In these two parallel lives of Elizabeth and Therese there is a pattern of youthful and energetic coming to terms with the most basic paradox of human life: the meaning of suffering. This is a question that is utter nonsense to most people -- in all ages,not just today.  And yet the flight from suffering is a headlong plunge into denial of reality, motivated by fear that often leads to division, blame, violence, and ultimately willfully causing the death one seeks to avoid.  These lives provide an alternate vision -- perhaps the only alternate vision -- and are worth pondering.

Saturday, November 6, 2010

Pilgrim Pope

Today, Pope Benedict XVI visited Santiago de Compostela in northwestern Spain, the famous and inspiring pilgrimage site honoring St. James, the brother of John, who was the first apostle to be martyred (in 44 AD), but who visited Spain before then, according to a much later legend.  (You can find a lot more about him and the traditional pilgrimage site of Santiago at the Wikipedia entry.)

I found his three talks very helpful in coming to a better understanding of pilgrimage, as a metphor for the whole journey of life, of Christian life, and of the Church.  This shed a lot light, for me at least, on the reality and purpose of our Early Christian World Pilgrimage.

At the welcoming ceremony at the airport, he said:

In his deepest being, man is always on a journey, ever in search of truth. The Church shares this profound human desire and herself sets out, accompanying humanity in its yearning for complete fulfillment. At the same time, the Church pursues her own interior journey which, through faith, hope and love, leads her to become a transparent sign of Christ for the world.

At his speech at the Cathedral, he gave a wonderful definition of Pilgrimage, which I am going to adopt in future informational and promotional materials:

To go on pilgrimage is not simply to visit a place to admire its treasures of nature, art or history. To go on pilgrimage really means to step out of ourselves in order to encounter God where he has revealed himself, where his grace has shone with particular splendor and produced rich fruits of conversion and holiness among those who believe.

While he mentioned in particular the persons and events associated with the Holy Land, Rome, and Compostela, the Early Christian World sites of Turkey do not trail behind them in significance for the same reasons.

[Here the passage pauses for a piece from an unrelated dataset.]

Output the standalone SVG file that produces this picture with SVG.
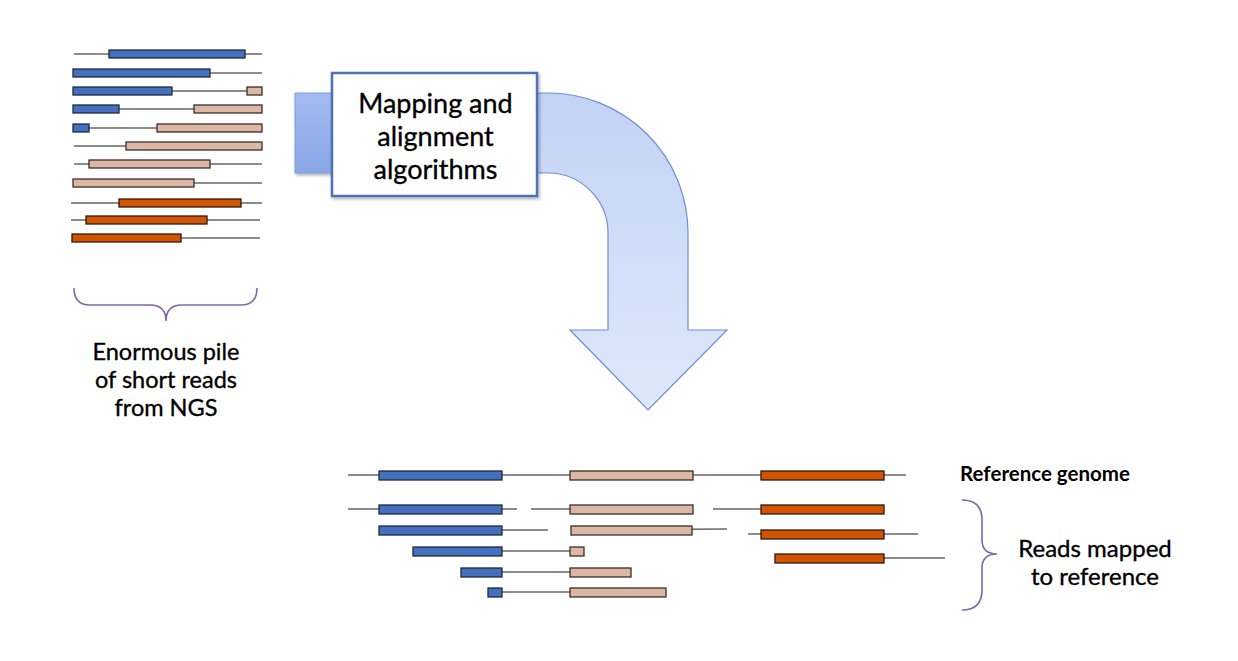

And in his homily at the Mass, he spoke of the common experience and goal of all Pilgrims, whether those who trek the long hiking trail through France and Spain to Compostela or those who, in the relative comfort of Turkey's hotels and tour buses, follow the arduous schedule enforced by Fr. Tom and Aydin:

The fatigue of the journey, the variety of landscapes, their encounter with peoples of other nationalities - all of this opens their heart to what is the deepest and most common bond that unites us as human beings: we are in quest, we need truth and beauty, we need an experience of grace, charity, peace, forgiveness and redemption. And in the depth of each of us there resounds the presence of God and the working of the Holy Spirit.
I urge you to read the whole of these documents; they are not long, but they very much speak to the heart.

Tomorrow, visit the Vatican site to see what he has to say as he dedicated the imposing "work-in-progress" church of La Sagrada Familia in Barcelona.

You can also watch excerpts from Vatican TV on the Vatican Channel on YouTube.